Goal. Only the lines from the one containing "What D3.js code" through the one containing "350, 400, 450];" belong in the answer; copy them exactly and leave out pictures.

----- Supplied material -----

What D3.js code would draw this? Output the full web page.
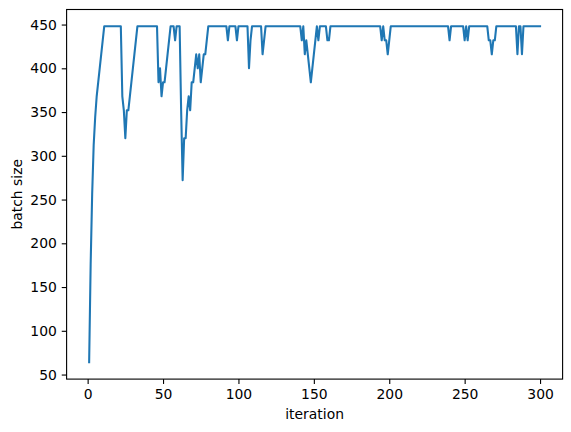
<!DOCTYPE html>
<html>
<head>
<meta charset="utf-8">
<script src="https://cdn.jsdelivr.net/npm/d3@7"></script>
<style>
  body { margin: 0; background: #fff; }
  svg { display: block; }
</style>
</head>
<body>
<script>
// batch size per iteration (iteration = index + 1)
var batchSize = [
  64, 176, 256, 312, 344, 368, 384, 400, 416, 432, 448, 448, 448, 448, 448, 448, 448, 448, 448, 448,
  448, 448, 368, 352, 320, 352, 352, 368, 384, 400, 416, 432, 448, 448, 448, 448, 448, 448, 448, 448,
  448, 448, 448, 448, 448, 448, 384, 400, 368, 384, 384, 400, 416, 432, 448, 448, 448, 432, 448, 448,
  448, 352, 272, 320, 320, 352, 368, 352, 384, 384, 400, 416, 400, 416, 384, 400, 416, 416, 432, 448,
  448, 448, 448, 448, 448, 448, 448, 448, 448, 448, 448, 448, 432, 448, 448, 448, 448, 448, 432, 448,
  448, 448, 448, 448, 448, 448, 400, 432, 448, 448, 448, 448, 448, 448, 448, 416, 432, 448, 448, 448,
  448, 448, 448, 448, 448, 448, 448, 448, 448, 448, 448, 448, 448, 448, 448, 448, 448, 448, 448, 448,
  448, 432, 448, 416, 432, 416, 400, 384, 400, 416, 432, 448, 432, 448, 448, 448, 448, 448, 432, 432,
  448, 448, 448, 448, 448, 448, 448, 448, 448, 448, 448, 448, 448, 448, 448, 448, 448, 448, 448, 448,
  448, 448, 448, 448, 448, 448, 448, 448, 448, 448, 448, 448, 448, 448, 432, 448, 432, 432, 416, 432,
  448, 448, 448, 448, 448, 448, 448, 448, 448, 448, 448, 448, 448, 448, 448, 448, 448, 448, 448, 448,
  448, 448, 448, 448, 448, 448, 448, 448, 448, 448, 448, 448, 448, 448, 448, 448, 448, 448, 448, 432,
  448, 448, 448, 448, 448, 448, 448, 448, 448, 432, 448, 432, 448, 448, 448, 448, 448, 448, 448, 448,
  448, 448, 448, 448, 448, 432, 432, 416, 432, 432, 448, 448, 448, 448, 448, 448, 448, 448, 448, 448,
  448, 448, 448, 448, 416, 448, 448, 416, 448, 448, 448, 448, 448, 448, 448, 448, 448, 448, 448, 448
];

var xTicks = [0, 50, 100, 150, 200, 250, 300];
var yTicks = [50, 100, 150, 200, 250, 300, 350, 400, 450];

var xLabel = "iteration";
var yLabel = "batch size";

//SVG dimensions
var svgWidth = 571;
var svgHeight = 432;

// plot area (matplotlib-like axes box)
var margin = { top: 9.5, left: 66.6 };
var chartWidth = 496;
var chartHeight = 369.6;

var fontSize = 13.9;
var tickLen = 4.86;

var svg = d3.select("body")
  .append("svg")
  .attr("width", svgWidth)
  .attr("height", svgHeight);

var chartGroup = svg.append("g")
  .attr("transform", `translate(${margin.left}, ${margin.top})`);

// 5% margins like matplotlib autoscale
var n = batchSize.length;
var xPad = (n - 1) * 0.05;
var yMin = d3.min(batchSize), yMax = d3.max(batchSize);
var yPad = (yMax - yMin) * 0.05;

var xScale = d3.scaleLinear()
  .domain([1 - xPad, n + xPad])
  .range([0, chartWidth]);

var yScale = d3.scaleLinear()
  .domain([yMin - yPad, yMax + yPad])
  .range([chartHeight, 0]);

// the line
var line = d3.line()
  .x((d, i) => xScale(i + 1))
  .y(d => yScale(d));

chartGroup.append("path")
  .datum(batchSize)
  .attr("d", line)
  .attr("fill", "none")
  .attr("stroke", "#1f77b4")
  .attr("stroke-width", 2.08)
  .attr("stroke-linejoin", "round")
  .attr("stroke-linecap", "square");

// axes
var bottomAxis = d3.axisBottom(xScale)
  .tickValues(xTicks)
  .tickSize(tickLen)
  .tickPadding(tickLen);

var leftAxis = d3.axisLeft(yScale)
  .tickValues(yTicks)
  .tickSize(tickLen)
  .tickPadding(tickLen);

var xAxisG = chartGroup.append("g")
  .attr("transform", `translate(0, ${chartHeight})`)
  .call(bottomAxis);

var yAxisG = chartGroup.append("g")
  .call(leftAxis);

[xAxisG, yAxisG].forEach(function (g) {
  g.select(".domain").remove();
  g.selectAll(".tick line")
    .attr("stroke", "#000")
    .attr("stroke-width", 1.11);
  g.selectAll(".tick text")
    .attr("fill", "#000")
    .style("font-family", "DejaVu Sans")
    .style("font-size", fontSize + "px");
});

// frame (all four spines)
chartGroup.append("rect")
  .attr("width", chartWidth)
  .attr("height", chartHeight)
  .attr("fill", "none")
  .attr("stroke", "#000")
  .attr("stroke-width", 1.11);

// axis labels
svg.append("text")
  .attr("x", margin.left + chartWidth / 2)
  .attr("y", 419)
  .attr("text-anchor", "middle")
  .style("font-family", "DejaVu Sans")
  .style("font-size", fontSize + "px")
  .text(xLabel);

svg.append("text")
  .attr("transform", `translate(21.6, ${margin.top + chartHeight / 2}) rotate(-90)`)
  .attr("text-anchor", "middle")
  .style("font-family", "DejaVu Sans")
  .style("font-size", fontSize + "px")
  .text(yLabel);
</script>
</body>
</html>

-----
----- Supplied material -----

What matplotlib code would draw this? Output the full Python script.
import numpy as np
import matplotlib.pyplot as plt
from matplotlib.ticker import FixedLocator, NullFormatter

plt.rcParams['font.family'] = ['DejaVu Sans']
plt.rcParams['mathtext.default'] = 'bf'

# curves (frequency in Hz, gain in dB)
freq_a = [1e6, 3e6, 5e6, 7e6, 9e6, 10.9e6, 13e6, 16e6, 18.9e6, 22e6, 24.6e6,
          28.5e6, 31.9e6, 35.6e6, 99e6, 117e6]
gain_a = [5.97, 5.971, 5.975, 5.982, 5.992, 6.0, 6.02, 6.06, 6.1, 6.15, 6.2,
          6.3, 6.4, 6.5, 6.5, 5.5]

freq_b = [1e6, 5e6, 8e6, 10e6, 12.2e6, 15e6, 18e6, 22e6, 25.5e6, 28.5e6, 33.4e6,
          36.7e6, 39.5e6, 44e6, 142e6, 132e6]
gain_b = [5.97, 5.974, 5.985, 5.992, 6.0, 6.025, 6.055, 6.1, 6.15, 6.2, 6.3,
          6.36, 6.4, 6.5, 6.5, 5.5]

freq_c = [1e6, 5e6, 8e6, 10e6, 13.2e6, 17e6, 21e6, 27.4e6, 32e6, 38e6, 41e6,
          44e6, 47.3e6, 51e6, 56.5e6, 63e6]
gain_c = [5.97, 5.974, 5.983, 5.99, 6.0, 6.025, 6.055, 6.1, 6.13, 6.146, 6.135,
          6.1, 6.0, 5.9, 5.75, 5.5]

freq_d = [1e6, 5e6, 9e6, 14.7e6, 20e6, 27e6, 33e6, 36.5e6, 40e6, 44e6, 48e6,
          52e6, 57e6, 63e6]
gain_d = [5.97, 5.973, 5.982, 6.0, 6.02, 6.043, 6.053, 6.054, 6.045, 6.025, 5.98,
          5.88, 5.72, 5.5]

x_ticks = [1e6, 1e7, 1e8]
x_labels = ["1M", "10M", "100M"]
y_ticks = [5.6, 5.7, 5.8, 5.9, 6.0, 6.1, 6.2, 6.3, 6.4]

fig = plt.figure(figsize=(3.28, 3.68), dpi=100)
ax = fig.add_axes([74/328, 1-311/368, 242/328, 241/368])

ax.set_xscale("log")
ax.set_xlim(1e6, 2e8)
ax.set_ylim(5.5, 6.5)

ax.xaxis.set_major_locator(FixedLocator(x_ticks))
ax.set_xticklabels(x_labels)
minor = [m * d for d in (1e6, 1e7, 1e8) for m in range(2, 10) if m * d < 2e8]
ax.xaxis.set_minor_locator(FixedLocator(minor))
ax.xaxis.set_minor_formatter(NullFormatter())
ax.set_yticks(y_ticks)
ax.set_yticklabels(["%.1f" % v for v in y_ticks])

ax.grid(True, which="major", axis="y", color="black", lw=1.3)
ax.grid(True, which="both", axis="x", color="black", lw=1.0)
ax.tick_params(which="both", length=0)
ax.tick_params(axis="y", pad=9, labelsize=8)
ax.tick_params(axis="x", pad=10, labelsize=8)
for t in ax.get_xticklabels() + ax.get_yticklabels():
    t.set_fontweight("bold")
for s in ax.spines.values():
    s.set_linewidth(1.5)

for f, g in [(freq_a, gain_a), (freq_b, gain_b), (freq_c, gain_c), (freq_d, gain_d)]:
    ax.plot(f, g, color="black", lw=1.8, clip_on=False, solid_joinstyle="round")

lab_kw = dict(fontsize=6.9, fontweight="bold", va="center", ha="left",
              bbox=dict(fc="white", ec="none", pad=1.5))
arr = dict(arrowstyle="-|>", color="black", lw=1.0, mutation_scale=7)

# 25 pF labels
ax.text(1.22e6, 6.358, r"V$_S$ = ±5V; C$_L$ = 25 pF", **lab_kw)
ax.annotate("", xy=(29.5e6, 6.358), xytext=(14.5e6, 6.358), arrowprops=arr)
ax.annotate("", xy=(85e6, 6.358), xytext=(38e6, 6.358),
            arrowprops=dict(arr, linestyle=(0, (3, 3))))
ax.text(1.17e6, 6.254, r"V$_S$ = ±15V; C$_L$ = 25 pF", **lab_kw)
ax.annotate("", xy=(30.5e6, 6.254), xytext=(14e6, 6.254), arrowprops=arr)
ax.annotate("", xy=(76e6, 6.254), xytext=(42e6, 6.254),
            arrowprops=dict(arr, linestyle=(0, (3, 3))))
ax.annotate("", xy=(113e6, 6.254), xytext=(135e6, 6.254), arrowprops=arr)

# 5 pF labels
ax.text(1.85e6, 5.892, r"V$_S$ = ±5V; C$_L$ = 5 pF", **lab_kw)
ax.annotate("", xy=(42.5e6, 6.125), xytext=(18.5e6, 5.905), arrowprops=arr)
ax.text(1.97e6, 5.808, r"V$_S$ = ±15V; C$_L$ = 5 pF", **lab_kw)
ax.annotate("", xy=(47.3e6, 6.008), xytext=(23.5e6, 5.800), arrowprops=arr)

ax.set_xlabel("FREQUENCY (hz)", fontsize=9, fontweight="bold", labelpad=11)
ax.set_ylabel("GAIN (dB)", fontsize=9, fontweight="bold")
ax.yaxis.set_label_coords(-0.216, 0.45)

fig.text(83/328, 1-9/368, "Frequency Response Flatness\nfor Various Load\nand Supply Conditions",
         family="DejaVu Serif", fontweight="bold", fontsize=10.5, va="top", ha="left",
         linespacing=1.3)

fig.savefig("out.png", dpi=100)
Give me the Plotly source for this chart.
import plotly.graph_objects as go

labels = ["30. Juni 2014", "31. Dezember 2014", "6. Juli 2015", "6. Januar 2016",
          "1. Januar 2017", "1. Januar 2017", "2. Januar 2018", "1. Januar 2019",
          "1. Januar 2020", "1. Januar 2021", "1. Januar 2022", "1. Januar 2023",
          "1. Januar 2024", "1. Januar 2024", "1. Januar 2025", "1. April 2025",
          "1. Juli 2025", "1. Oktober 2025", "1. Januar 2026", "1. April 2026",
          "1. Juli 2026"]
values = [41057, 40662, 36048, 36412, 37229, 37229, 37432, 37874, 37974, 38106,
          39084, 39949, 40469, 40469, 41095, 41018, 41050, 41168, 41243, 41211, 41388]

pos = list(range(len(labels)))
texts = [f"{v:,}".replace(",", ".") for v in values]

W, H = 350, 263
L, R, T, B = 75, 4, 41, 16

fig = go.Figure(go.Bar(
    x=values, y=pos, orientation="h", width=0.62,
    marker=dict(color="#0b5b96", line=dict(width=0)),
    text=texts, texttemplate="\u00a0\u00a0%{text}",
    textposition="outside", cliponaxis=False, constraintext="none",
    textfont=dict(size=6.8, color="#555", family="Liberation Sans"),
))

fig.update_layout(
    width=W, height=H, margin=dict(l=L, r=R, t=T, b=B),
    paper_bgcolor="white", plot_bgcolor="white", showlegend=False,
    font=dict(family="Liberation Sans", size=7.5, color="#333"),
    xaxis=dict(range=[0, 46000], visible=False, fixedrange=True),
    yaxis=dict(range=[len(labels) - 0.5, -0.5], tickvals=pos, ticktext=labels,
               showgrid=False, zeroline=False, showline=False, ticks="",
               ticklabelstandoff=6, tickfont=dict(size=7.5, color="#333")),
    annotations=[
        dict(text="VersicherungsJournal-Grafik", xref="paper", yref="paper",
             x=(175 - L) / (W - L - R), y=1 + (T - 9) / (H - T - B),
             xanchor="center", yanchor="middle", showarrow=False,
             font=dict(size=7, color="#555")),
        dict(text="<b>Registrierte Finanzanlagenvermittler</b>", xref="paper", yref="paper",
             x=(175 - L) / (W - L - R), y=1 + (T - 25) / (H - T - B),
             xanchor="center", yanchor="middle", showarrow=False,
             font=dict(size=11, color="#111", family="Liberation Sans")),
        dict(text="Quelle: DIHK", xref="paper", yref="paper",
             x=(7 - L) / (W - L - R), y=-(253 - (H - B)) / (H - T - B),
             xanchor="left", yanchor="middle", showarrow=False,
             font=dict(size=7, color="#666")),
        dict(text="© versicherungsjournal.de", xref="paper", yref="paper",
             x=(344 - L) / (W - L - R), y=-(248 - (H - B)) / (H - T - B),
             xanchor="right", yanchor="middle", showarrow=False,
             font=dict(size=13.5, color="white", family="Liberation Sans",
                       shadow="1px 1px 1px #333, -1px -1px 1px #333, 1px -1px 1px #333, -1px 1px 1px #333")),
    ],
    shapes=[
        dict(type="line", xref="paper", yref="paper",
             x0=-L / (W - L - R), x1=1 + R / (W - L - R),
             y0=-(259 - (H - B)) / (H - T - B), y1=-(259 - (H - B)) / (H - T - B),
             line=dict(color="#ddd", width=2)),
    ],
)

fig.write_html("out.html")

-----

Written solution.
What D3.js code would draw this? Output the full web page.
<!DOCTYPE html>
<html>
<head>
<meta charset="utf-8">
<script src="https://cdn.jsdelivr.net/npm/d3@7"></script>
<style>
  body { margin: 0; background: #fff; }
  svg { display: block; }
</style>
</head>
<body>
<script>
// batch size per iteration (iteration = index + 1)
var batchSize = [
  64, 176, 256, 312, 344, 368, 384, 400, 416, 432, 448, 448, 448, 448, 448, 448, 448, 448, 448, 448,
  448, 448, 368, 352, 320, 352, 352, 368, 384, 400, 416, 432, 448, 448, 448, 448, 448, 448, 448, 448,
  448, 448, 448, 448, 448, 448, 384, 400, 368, 384, 384, 400, 416, 432, 448, 448, 448, 432, 448, 448,
  448, 352, 272, 320, 320, 352, 368, 352, 384, 384, 400, 416, 400, 416, 384, 400, 416, 416, 432, 448,
  448, 448, 448, 448, 448, 448, 448, 448, 448, 448, 448, 448, 432, 448, 448, 448, 448, 448, 432, 448,
  448, 448, 448, 448, 448, 448, 400, 432, 448, 448, 448, 448, 448, 448, 448, 416, 432, 448, 448, 448,
  448, 448, 448, 448, 448, 448, 448, 448, 448, 448, 448, 448, 448, 448, 448, 448, 448, 448, 448, 448,
  448, 432, 448, 416, 432, 416, 400, 384, 400, 416, 432, 448, 432, 448, 448, 448, 448, 448, 432, 432,
  448, 448, 448, 448, 448, 448, 448, 448, 448, 448, 448, 448, 448, 448, 448, 448, 448, 448, 448, 448,
  448, 448, 448, 448, 448, 448, 448, 448, 448, 448, 448, 448, 448, 448, 432, 448, 432, 432, 416, 432,
  448, 448, 448, 448, 448, 448, 448, 448, 448, 448, 448, 448, 448, 448, 448, 448, 448, 448, 448, 448,
  448, 448, 448, 448, 448, 448, 448, 448, 448, 448, 448, 448, 448, 448, 448, 448, 448, 448, 448, 432,
  448, 448, 448, 448, 448, 448, 448, 448, 448, 432, 448, 432, 448, 448, 448, 448, 448, 448, 448, 448,
  448, 448, 448, 448, 448, 432, 432, 416, 432, 432, 448, 448, 448, 448, 448, 448, 448, 448, 448, 448,
  448, 448, 448, 448, 416, 448, 448, 416, 448, 448, 448, 448, 448, 448, 448, 448, 448, 448, 448, 448
];

var xTicks = [0, 50, 100, 150, 200, 250, 300];
var yTicks = [50, 100, 150, 200, 250, 300, 350, 400, 450];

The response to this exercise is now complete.